MP hires new legal firm with local presence

By on August 7, 2009

by Martha Quetsch
MAPLE PARK—The Maple Park Village Board on Tuesday selected the firm of Foster & Buick Law Group as the village’s new legal counsel, pleased with its fees and experience representing other local communities.

Foster & Buick, of Sycamore, will replace the village’s former counsel, Bond Dixon and Associates, a Wheaton firm that has represented the village for four years. The Village Board decided to put the village attorney position out to bid after Bond Dickson’s contract expired April 30.

“The new board voted unanimously to go to market and review other legal opportunities,” Curtis said.

Bond Dickson was among the 10 firms that bid for the contract in July.

Ultimately, after interviewing four of the applicants, Village President Kathy Curtis and trustees recommended that the board hire Foster & Buick. Curtis said they particularly wanted Foster & Buick because of its extensive work with many of the smaller communities in the area.

“The board felt that their experience of working with emerging towns similar to ours would be beneficial and assist us in our decision making,” Curtis said.

Among the area municipalities that Foster & Buick represents are Sycamore, Shabbona, Kingston, Malta, Waterman and Lee.

The law firm has seven attorneys, including Keith Foster, who has been a municipal lawyer for 30 years, and Kevin L. Buick, who has practiced general law with emphasis in municipal law since 1990.

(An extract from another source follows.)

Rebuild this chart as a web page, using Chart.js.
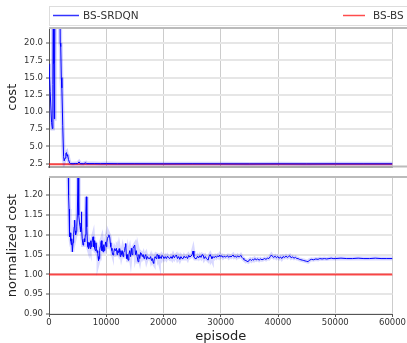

One reason the village decided to seek proposals from law firms for the village attorney role was to make sure the village had the best counsel for the best price, said trustee Debra Armstrong, chairman of the Personnel and Communications Committee.

Armstrong said a benefit of employing Foster & Buick compared to the village’s previous legal counsel is that the new firm will charge for just one hour of work per village meeting, regardless of how long the meeting lasts. Because of that cost reduction, the village also will be able to employ its attorney for committee meetings, where legal counsel is valuable, she said.

“That (committee meetings) is where we really roll up our sleeves and get into details,” Armstrong said.